Die Instruktionsrüge (Z 8) verkennt mit ihrer Forderung nach einer Belehrung der Geschworenen „über die Frage der Notwehr, der irrtümlichen Annahme eines rechtfertigenden Sachverhalts bzw der Notwehrüberschreitung“, dass die Rechtsbelehrung nur insofern angefochten werden kann, als sie Fragen betrifft, die den Geschworenen tatsächlich gestellt wurden (§ 321 Abs 2 StPO; Philipp , WK StPO § 321 Rz 19; Ratz , WK StPO § 345 Rz 63, jeweils mwN; RIS Justiz RS0101085).

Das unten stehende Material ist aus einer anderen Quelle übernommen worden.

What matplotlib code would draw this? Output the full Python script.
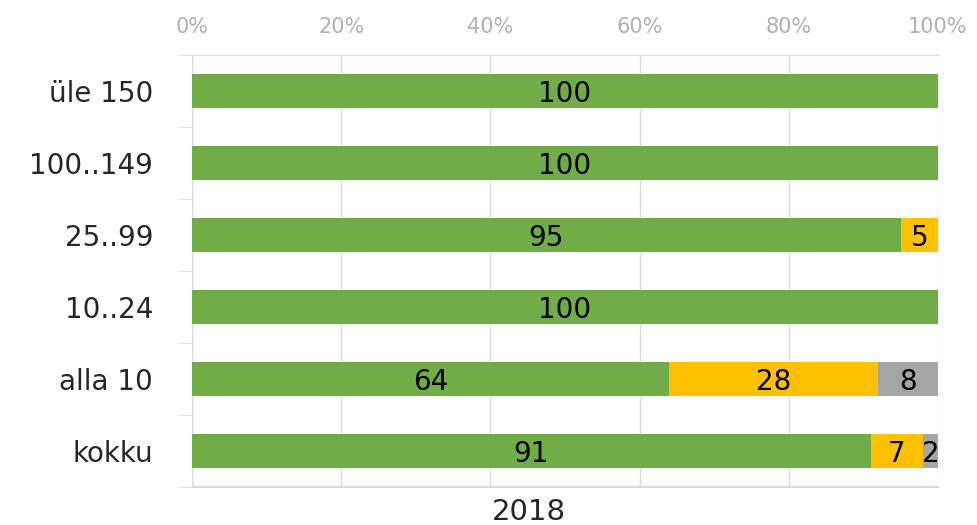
import numpy as np
import matplotlib.pyplot as plt
from matplotlib.ticker import FuncFormatter

# andmed
categories = ['üle 150', '100..149', '25..99', '10..24', 'alla 10', 'kokku']
green_vals = [100, 100, 95, 100, 64, 91]
yellow_vals = [0, 0, 5, 0, 28, 7]
gray_vals = [0, 0, 0, 0, 8, 2]
xlabel_text = '2018'

colors = ['#70ad47', '#ffc000', '#a5a5a5']
series = [green_vals, yellow_vals, gray_vals]

plt.rcParams['font.family'] = ['DejaVu Sans']

fig = plt.figure(figsize=(9.77, 5.25), dpi=100)
ax = fig.add_axes([0.1965, 0.0724, 0.7635, 0.8228])

y = np.arange(len(categories))
left = np.zeros(len(categories))
for vals, col in zip(series, colors):
    vals = np.array(vals, dtype=float)
    ax.barh(y, vals, left=left, height=0.47, color=col, zorder=3)
    for yi, v, l in zip(y, vals, left):
        if v > 0:
            ax.text(l + v / 2, yi + 0.04, f'{v:.0f}', ha='center', va='center',
                    fontsize=20, color='#000000', zorder=4)
    left += vals

ax.set_xlim(0, 100)
ax.set_ylim(len(categories) - 0.5, -0.5)
ax.set_xticks(np.arange(0, 101, 20))
ax.xaxis.set_major_formatter(FuncFormatter(lambda v, p: f'{v:.0f}%'))
ax.xaxis.tick_top()
ax.tick_params(axis='x', length=0, labelsize=15, labelcolor='#b0b0b0', pad=13)

ax.set_yticks(y)
ax.set_yticklabels(categories, fontsize=20, color='#262626')
ax.set_yticks(np.arange(-0.5, len(categories)), minor=True)
ax.tick_params(axis='y', which='major', length=0, pad=28)
ax.tick_params(axis='y', which='minor', length=10, color='#d9d9d9')

ax.xaxis.grid(True, color='#d9d9d9', linewidth=1, zorder=0)
for s in ['left', 'bottom', 'top']:
    ax.spines[s].set_color('#d9d9d9')
ax.spines['bottom'].set_linewidth(1.5)
ax.spines['right'].set_visible(False)

fig.text(0.5410, 0.025, xlabel_text, ha='center', va='center',
         fontsize=21, color='#262626')

fig.savefig('out.png', dpi=100)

Die Nichtigkeitsbeschwerde war daher bereits bei nichtöffentlicher Beratung sofort zurückzuweisen (§§ 285d Abs 1, 344 StPO), woraus die Zuständigkeit des Oberlandesgerichts zur Entscheidung über die Berufung und die Beschwerde gegen den Beschluss auf Widerruf einer bedingten Strafnachsicht folgt (§§ 285i, 344, 498 Abs 3 StPO).
Der Kostenausspruch beruht auf § 390a Abs 1 StPO.